## What to work on
Scan the listing below. Report each line that includes "React".

──────

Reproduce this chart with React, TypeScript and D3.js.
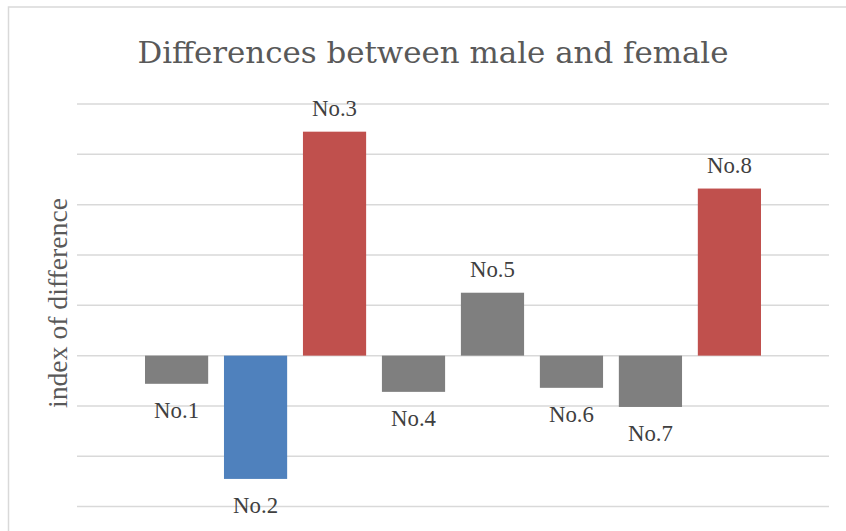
import React from "react";
import * as d3 from "d3";

const categories = ["No.1", "No.2", "No.3", "No.4", "No.5", "No.6", "No.7", "No.8"];
const values = [-0.56, -2.45, 4.45, -0.72, 1.25, -0.64, -1.02, 3.32];
const barKinds = ["neutral", "low", "high", "neutral", "neutral", "neutral", "neutral", "high"];
const gridTicks = [-3, -2, -1, 0, 1, 2, 3, 4, 5];
const titleText = "Differences between male and female";
const yAxisTitle = "index of difference";

const colorMap: Record<string, string> = {
  neutral: "#7f7f7f",
  low: "#4f81bd",
  high: "#c0504d",
};

export default function App() {
  const W = 846;
  const H = 531;
  const plotLeft = 77;
  const plotRight = 829;
  const x = d3.scaleBand<string>().domain(categories).range([145, 761]).paddingInner(0.2).paddingOuter(0);
  const y = d3.scaleLinear().domain([-3, 5]).range([506.6, 104]);
  const serif = "'Liberation Serif', 'Times New Roman', serif";
  const titleFont = "'DejaVu Serif', serif";

  return (
    <svg width={W} height={H} style={{ position: "absolute", left: 0, top: 0, background: "#fff" }}>
      <rect x={8.5} y={7} width={900} height={600} fill="#fff" stroke="#d9d9d9" strokeWidth={1.5} />
      <text
        x={433}
        y={62.5}
        textAnchor="middle"
        fontFamily={titleFont}
        fontSize={30}
        fill="#595959"
        textLength={591}
        lengthAdjust="spacingAndGlyphs"
      >
        {titleText}
      </text>
      {gridTicks.map((t) => (
        <line key={t} x1={plotLeft} x2={plotRight} y1={y(t)} y2={y(t)} stroke="#d9d9d9" strokeWidth={1.5} />
      ))}
      {categories.map((c, i) => {
        const v = values[i];
        const y0 = y(0);
        const y1 = y(v);
        return (
          <rect
            key={c}
            x={x(c)}
            y={Math.min(y0, y1)}
            width={x.bandwidth()}
            height={Math.abs(y1 - y0)}
            fill={colorMap[barKinds[i]]}
          />
        );
      })}
      {categories.map((c, i) => {
        const v = values[i];
        const cx = (x(c) as number) + x.bandwidth() / 2;
        const ly = v >= 0 ? y(v) - 16 : y(v) + 34;
        return (
          <text
            key={"l" + c}
            x={cx}
            y={ly}
            textAnchor="middle"
            fontFamily={serif}
            fontSize={24}
            fill="#404040"
            textLength={45}
            lengthAdjust="spacingAndGlyphs"
          >
            {c}
          </text>
        );
      })}
      <text
        transform={`translate(67,303) rotate(-90)`}
        textAnchor="middle"
        fontFamily={serif}
        fontSize={27}
        fill="#595959"
        textLength={210}
        lengthAdjust="spacingAndGlyphs"
      >
        {yAxisTitle}
      </text>
    </svg>
  );
}
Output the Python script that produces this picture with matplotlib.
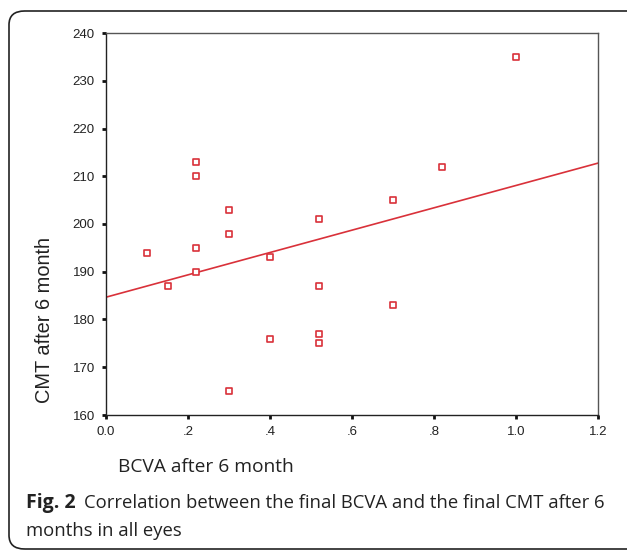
import numpy as np
import matplotlib.pyplot as plt
from matplotlib.patches import FancyBboxPatch

# Datos: BCVA y CMT a los 6 meses
bcva = [0.10, 0.15, 0.22, 0.22, 0.22, 0.22, 0.30, 0.30, 0.30, 0.40, 0.40,
        0.52, 0.52, 0.52, 0.52, 0.70, 0.70, 0.82, 1.00]
cmt = [194, 187, 213, 210, 195, 190, 203, 198, 165, 193, 176,
       201, 187, 177, 175, 205, 183, 212, 235]

x_ticks = [0.0, 0.2, 0.4, 0.6, 0.8, 1.0, 1.2]
x_labels = ["0.0", ".2", ".4", ".6", ".8", "1.0", "1.2"]
y_ticks = [160, 170, 180, 190, 200, 210, 220, 230, 240]

red = "#d9313a"
cap_font = "Open Sans"

fig = plt.figure(figsize=(6.27, 5.52), dpi=100)

# Marco redondeado de la figura
frame = FancyBboxPatch((9 / 627, 3 / 552), 640 / 627, 538 / 552,
                       boxstyle="round,pad=0,rounding_size=0.025",
                       transform=fig.transFigure, fill=False,
                       edgecolor="#222222", linewidth=1.2)
fig.patches.append(frame)

ax = fig.add_axes([106 / 627, 137 / 552, 492 / 627, 382 / 552])

# Recta de regresion por minimos cuadrados
m, b = np.polyfit(bcva, cmt, 1)
xs = np.array([0.0, 1.2])
ax.plot(xs, m * xs + b, color=red, linewidth=1.2, zorder=2)

ax.scatter(bcva, cmt, marker="s", s=22, facecolors="white",
           edgecolors=red, linewidths=1.2, zorder=3)

ax.set_xlim(0, 1.2)
ax.set_ylim(160, 240)
ax.set_xticks(x_ticks)
ax.set_xticklabels(x_labels)
ax.set_yticks(y_ticks)

for s in ax.spines.values():
    s.set_color("#555555")
    s.set_linewidth(1.0)
ax.spines["left"].set_color("#222222")
ax.spines["bottom"].set_color("#222222")

ax.tick_params(direction="out", length=3, width=2, color="#111111",
               labelsize=9.5, pad=5, labelcolor="#222222")
for lab in ax.get_xticklabels() + ax.get_yticklabels():
    lab.set_family("Liberation Sans")

fig.text(45 / 627, 1 - 320 / 552, "CMT after 6 month", rotation=90,
         ha="center", va="center", fontsize=14.4, family="Liberation Sans",
         color="#222222")
fig.text(118 / 627, 1 - 467 / 552, "BCVA after 6 month", ha="left",
         va="center", fontsize=13.8, family=cap_font, color="#222222")

fig.text(26 / 627, 1 - 503 / 552, "Fig. 2", ha="left", va="center",
         fontsize=14, family=cap_font, weight="bold", color="#222222")
fig.text(84 / 627, 1 - 503 / 552,
         "Correlation between the final BCVA and the final CMT after 6",
         ha="left", va="center", fontsize=13.3, family=cap_font,
         color="#222222")
fig.text(26 / 627, 1 - 531 / 552, "months in all eyes", ha="left",
         va="center", fontsize=13.3, family=cap_font, color="#222222")

fig.savefig("out.png", dpi=100)
plt.close(fig)
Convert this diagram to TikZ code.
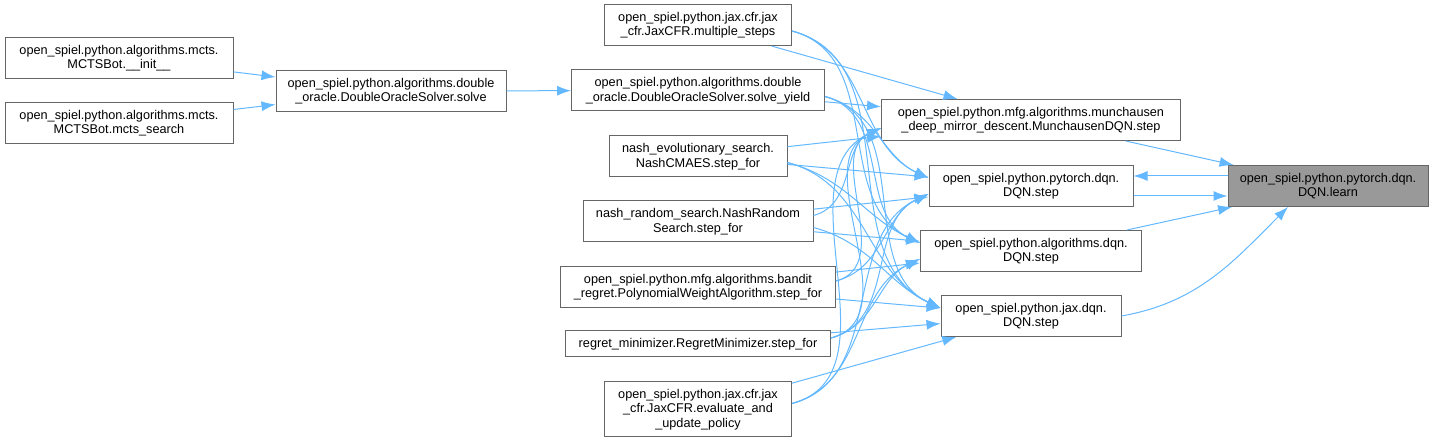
\documentclass[tikz,border=0pt]{standalone}
\usepackage{fontspec}
\setmainfont{Liberation Sans}
\usetikzlibrary{arrows.meta}
\definecolor{edgeblue}{HTML}{63B8FF}
\definecolor{frame}{HTML}{666666}
\definecolor{hilite}{HTML}{999999}

\begin{document}
\begin{tikzpicture}[x=1pt,y=1pt,
    fn/.style={draw=frame,line width=1pt,fill=white,align=center,inner sep=2pt,minimum height=41pt,font=\fontsize{12.7}{14.5}\selectfont},
    call/.style={draw=edgeblue,line width=1pt,-{Latex[length=14pt,width=10pt]}}]
  \useasboundingbox (0,0) rectangle (1434,443);
  \node[fn,minimum width=228pt] (init) at (119,385) {open\_spiel.python.algorithms.mcts.\\MCTSBot.\_\_init\_\_};
  \node[fn,minimum width=228pt] (search) at (119,320) {open\_spiel.python.algorithms.mcts.\\MCTSBot.mcts\_search};
  \node[fn,minimum width=230pt] (solve) at (391,352) {open\_spiel.python.algorithms.double\\\_oracle.DoubleOracleSolver.solve};
  \node[fn,minimum width=187pt] (msteps) at (698,418) {open\_spiel.python.jax.cfr.jax\\\_cfr.JaxCFR.multiple\_steps};
  \node[fn,minimum width=253pt] (yield) at (698,352.5) {open\_spiel.python.algorithms.double\\\_oracle.DoubleOracleSolver.solve\_yield};
  \node[fn,minimum width=178pt] (nashevo) at (698,286.5) {nash\_evolutionary\_search.\\NashCMAES.step\_for};
  \node[fn,minimum width=230pt] (nashrand) at (698,221.5) {nash\_random\_search.NashRandom\\Search.step\_for};
  \node[fn,minimum width=275pt] (bandit) at (698,156) {open\_spiel.python.mfg.algorithms.bandit\\\_regret.PolynomialWeightAlgorithm.step\_for};
  \node[fn,minimum width=265pt,minimum height=26pt] (regret) at (698,99) {regret\_minimizer.RegretMinimizer.step\_for};
  \node[fn,minimum width=187pt,minimum height=55pt] (evalpol) at (698,33.5) {open\_spiel.python.jax.cfr.jax\\\_cfr.JaxCFR.evaluate\_and\\\_update\_policy};
  \node[fn,minimum width=299pt] (munch) at (1031,323) {open\_spiel.python.mfg.algorithms.munchausen\\\_deep\_mirror\_descent.MunchausenDQN.step};
  \node[fn,minimum width=204pt] (torch) at (1031,257) {open\_spiel.python.pytorch.dqn.\\DQN.step};
  \node[fn,minimum width=221pt] (alg) at (1031,192) {open\_spiel.python.algorithms.dqn.\\DQN.step};
  \node[fn,minimum width=180pt] (jax) at (1031,127) {open\_spiel.python.jax.dqn.\\DQN.step};
  \node[fn,fill=hilite,minimum width=200pt] (learn) at (1328,257) {open\_spiel.python.pytorch.dqn.\\DQN.learn};
  % straight calls
  \foreach \a/\b in {init/solve,search/solve,solve/yield,msteps/munch,yield/munch,nashevo/munch,nashevo/torch,nashrand/torch,nashrand/alg,bandit/alg,bandit/jax,regret/jax,evalpol/jax,munch/learn,alg/learn} \draw[call] (\a)--(\b);
  % curved calls, going down
  \foreach \a/\b in {msteps/torch,msteps/alg,msteps/jax,yield/torch,yield/alg,yield/jax,nashevo/alg,nashevo/jax,nashrand/jax} \draw[call] ([yshift=-6pt]\a.east) to[out=-15,in=155] ([yshift=8pt]\b.west);
  % curved calls, going up
  \foreach \a/\b in {nashrand/munch,bandit/munch,bandit/torch,regret/munch,regret/torch,regret/alg,evalpol/munch,evalpol/torch,evalpol/alg} \draw[call] ([yshift=6pt]\a.east) to[out=15,in=205] ([yshift=-8pt]\b.west);
  \draw[call] ([yshift=10pt]learn.west) -- ([yshift=10pt]torch.east);
  \draw[call] ([yshift=-10pt]torch.east) -- ([yshift=-10pt]learn.west);
  \draw[call] (jax.east) to[out=10,in=-135] ([xshift=-40pt]learn.south);
\end{tikzpicture}
\end{document}
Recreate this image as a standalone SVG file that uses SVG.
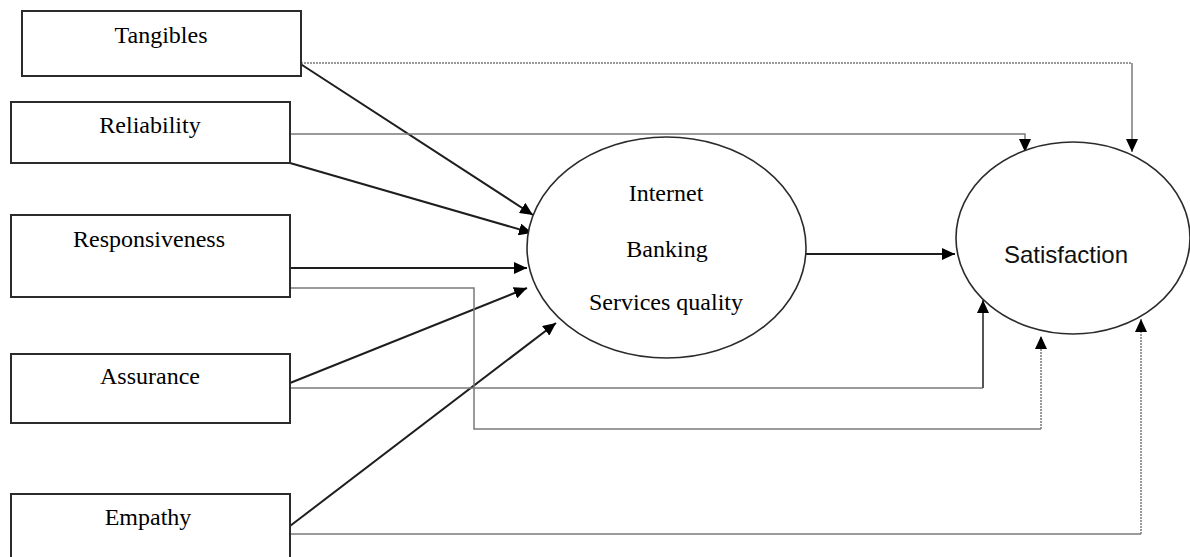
<svg xmlns="http://www.w3.org/2000/svg" width="1190" height="557" viewBox="0 0 1190 557">
  <style>
    .box { fill: #ffffff; stroke: #2b2b2b; stroke-width: 2; }
    .oval { fill: #ffffff; stroke: #2b2b2b; stroke-width: 1.6; }
    .lbl { font-family: "Liberation Serif", "Times New Roman", serif; font-size: 24px; fill: #000000; text-anchor: middle; }
    .lbl-sans { font-family: "Liberation Sans", Arial, sans-serif; font-size: 24px; fill: #111111; text-anchor: middle; }
    .solid { fill: none; stroke: #1e1e1e; stroke-width: 2; }
    .thin { fill: none; stroke: #7a7a7a; stroke-width: 1.5; }
    .dark { fill: none; stroke: #555555; stroke-width: 2; }
    .dot { fill: none; stroke: #7a7a7a; stroke-width: 1.5; stroke-dasharray: 2 1; }
  </style>
  <defs>
    <marker id="head" viewBox="0 0 13 12" refX="13" refY="6" markerWidth="13" markerHeight="12" markerUnits="userSpaceOnUse" orient="auto">
      <path d="M0,0 L13,6 L0,12 Z" fill="#000000"/>
    </marker>
  </defs>

  <rect width="1190" height="557" fill="#ffffff"/>

  <!-- connectors -->
  <g id="connectors">
    <!-- dimensions into service quality -->
    <line class="solid" x1="299" y1="63" x2="533" y2="215" marker-end="url(#head)"/>
    <line class="solid" x1="290" y1="163" x2="532" y2="233" marker-end="url(#head)"/>
    <line class="solid" x1="290" y1="268" x2="527" y2="268" marker-end="url(#head)"/>
    <line class="solid" x1="290" y1="383" x2="527" y2="288" marker-end="url(#head)"/>
    <line class="solid" x1="290" y1="526" x2="556" y2="323" marker-end="url(#head)"/>
    <!-- service quality to satisfaction -->
    <line class="solid" x1="806" y1="254" x2="955" y2="254" marker-end="url(#head)"/>
    <!-- direct paths to satisfaction -->
    <path class="dot" d="M301,63 H1132"/>
    <path class="thin" d="M1132,63 V152" marker-end="url(#head)"/>
    <path class="thin" d="M290,134 H1025 V152" marker-end="url(#head)"/>
    <path class="thin" d="M290,288 H474 V429 H1041"/>
    <path class="dot" d="M1041,429 V336" marker-end="url(#head)"/>
    <path class="thin" d="M290,388 H983"/>
    <path class="dark" d="M983,388 V300" marker-end="url(#head)"/>
    <path class="thin" d="M290,534 H1141"/>
    <path class="dot" d="M1141,534 V319" marker-end="url(#head)"/>
  </g>

  <g id="tangibles">
    <rect class="box" x="22" y="11" width="279" height="65"/>
    <text class="lbl" x="161" y="43">Tangibles</text>
  </g>
  <g id="reliability">
    <rect class="box" x="11" y="102" width="279" height="61"/>
    <text class="lbl" x="150" y="133">Reliability</text>
  </g>
  <g id="responsiveness">
    <rect class="box" x="11" y="215" width="279" height="82"/>
    <text class="lbl" x="149" y="247">Responsiveness</text>
  </g>
  <g id="assurance">
    <rect class="box" x="11" y="354" width="279" height="69"/>
    <text class="lbl" x="150" y="384">Assurance</text>
  </g>
  <g id="empathy">
    <rect class="box" x="11" y="494" width="279" height="72"/>
    <text class="lbl" x="148" y="525">Empathy</text>
  </g>
  <g id="service-quality">
    <ellipse class="oval" cx="666.5" cy="247.5" rx="139.5" ry="110.5"/>
    <text class="lbl" x="666" y="201">Internet</text>
    <text class="lbl" x="667" y="257">Banking</text>
    <text class="lbl" x="666" y="310">Services quality</text>
  </g>
  <g id="satisfaction">
    <ellipse class="oval" cx="1073" cy="238" rx="117" ry="96"/>
    <text class="lbl-sans" x="1066" y="263">Satisfaction</text>
  </g>
</svg>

──────

## Solution to this problem
Reproduce this chart with React, TypeScript and D3.js.
import React from "react";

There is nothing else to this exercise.